Jennifer Lee, resource coordinator for the Southeast Como Improvement Association, said neighbors haven’t reported any recent break-ins.

Too drunk

An officer arrived about midnight at the Territorial Hall parking lot on the report of “one down.”

According to the report, the officer found a University student passed out between two cars and lying in her own vomit.

The officer reported it was hard to wake her, and she had to be carried into an ambulance.

The officer and paramedics tried to get her name but could not understand her slurred speech.

The officer obtained her name and age from residence hall staff, and issued her a citation for minor consumption.

Steve Johnson, deputy police chief for the University, said this incident is somewhat common around campus.

“Just about every weekend we have someone go by ambulance,” Johnson said.

Johnson said the situation could have been worse if she had choked on her vomit.

At the University, students frequently go to the hospital for drinking too much, but there haven’t been many related deaths, Johnson said.

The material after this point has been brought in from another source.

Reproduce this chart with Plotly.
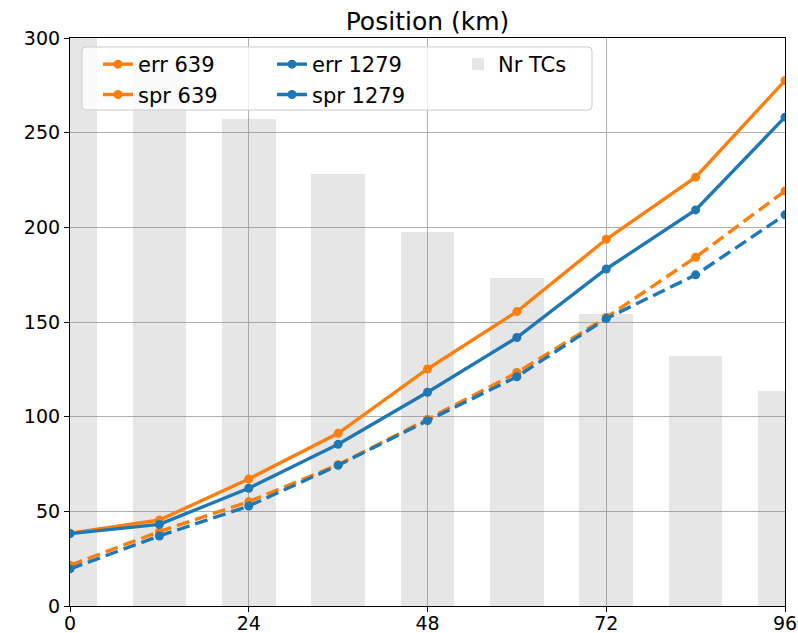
import plotly.graph_objects as go

# Forecast lead time (h)
lead_time = [0, 12, 24, 36, 48, 60, 72, 84, 96]

# Position error and ensemble spread (km)
err_639 = [38.4, 45.4, 67.1, 91.2, 125.2, 155.5, 193.7, 226.5, 277.5]
spr_639 = [21.5, 39.3, 55.1, 74.6, 98.6, 123.3, 152.4, 184.2, 219.2]
err_1279 = [38.2, 43.1, 62.2, 85.4, 112.9, 141.8, 178.0, 209.2, 258.2]
spr_1279 = [19.6, 37.0, 52.8, 74.3, 97.9, 121.1, 151.8, 174.9, 206.6]

# Number of tropical cyclones verified at each lead time
nr_tcs = [318, 288, 257, 228, 197.5, 173, 154, 132, 113.5]

ORANGE = "#ff7f0e"
BLUE = "#1f77b4"
FONT = "DejaVu Sans"

fig = go.Figure()

fig.add_trace(go.Bar(
    x=lead_time, y=nr_tcs, width=7.2, name="Nr TCs",
    marker=dict(color="rgba(128,128,128,0.2)", line=dict(width=0)),
    legend="legend3", showlegend=True,
))


def add_line(y, name, color, dash, legend):
    fig.add_trace(go.Scatter(
        x=lead_time, y=y, name=name, mode="lines+markers",
        line=dict(color=color, width=3.4, dash=dash),
        marker=dict(color=color, size=9),
        legend=legend, legendgroup=name,
    ))


add_line(err_639, "err 639", ORANGE, "solid", "legend")
add_line(spr_639, "spr 639", ORANGE, "13px,6px", "legend")
add_line(err_1279, "err 1279", BLUE, "solid", "legend2")
add_line(spr_1279, "spr 1279", BLUE, "13px,6px", "legend2")

W, H = 798, 633
ML, MR, MT, MB = 70, 13, 38, 27
PW, PH = W - ML - MR, H - MT - MB


def px_x(p):
    return (p - ML) / PW


def px_y(p):
    return (H - MB - p) / PH


# rounded legend frame
x0, x1 = px_x(82), px_x(592)
y0, y1 = px_y(110), px_y(47)
rx, ry = 4 / PW, 4 / PH
frame = (
    f"M {x0 + rx},{y0} L {x1 - rx},{y0} Q {x1},{y0} {x1},{y0 + ry} "
    f"L {x1},{y1 - ry} Q {x1},{y1} {x1 - rx},{y1} "
    f"L {x0 + rx},{y1} Q {x0},{y1} {x0},{y1 - ry} "
    f"L {x0},{y0 + ry} Q {x0},{y0} {x0 + rx},{y0} Z"
)

legend_common = dict(
    bgcolor="rgba(0,0,0,0)", borderwidth=0, xanchor="left", yanchor="top",
    font=dict(family=FONT, size=21, color="#000000"), tracegroupgap=0,
    itemclick=False, itemdoubleclick=False,
)

axis_common = dict(
    showgrid=True, gridcolor="#b0b0b0", gridwidth=1,
    showline=True, linecolor="black", linewidth=1.2, mirror=True,
    ticks="outside", ticklen=5, tickcolor="black", tickwidth=1.2,
    zeroline=False, automargin=False,
    tickfont=dict(family=FONT, size=19, color="#000000"),
)

fig.update_layout(
    width=W, height=H,
    margin=dict(l=ML, r=MR, t=MT, b=MB, autoexpand=False),
    paper_bgcolor="white", plot_bgcolor="white",
    font=dict(family=FONT, size=19, color="#000000"),
    title=dict(text="Position (km)", x=(ML + PW / 2) / W, xanchor="center",
               y=1 - 21 / H, yanchor="middle",
               font=dict(family=FONT, size=25, color="#000000")),
    bargap=0,
    shapes=[dict(type="path", path=frame, xref="paper", yref="paper",
                 fillcolor="rgba(255,255,255,0.8)",
                 line=dict(color="#cccccc", width=1), layer="above")],
    legend=dict(x=px_x(98), y=px_y(44), **legend_common),
    legend2=dict(x=px_x(272), y=px_y(44), **legend_common),
    legend3=dict(x=px_x(458), y=px_y(44), **legend_common),
    xaxis=dict(range=[0, 96], tickvals=[0, 24, 48, 72, 96],
               ticklabelstandoff=-5, **axis_common),
    yaxis=dict(range=[0, 300], tickvals=[0, 50, 100, 150, 200, 250, 300],
               **axis_common),
)

fig.write_html("out.html")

“We’ve been fortunate that we haven’t had people die,” Johnson said.

Miscounting change

A parking attendant at 18th Avenue Southeast and Fourth Street Southeast called police to report she had been swindled out of money.

Johnson said a man asked the female attendant for her phone number but the woman wouldn’t give it to him.

The suspect started to become agitated and then said he needed change because his waiter job at the Mall of America requires him to be able to make change.

The suspect then kept saying he needed change for a 20, for a 10 or singles, Johnson said.

Johnson said the woman had already felt threatened from being asked for her phone number, and was not thinking clearly and just kept giving him the change.

After the man left, she said, she had given him four $20 bills, and he had given her only five singles in return.

Johnson said this is an inactive and isolated case.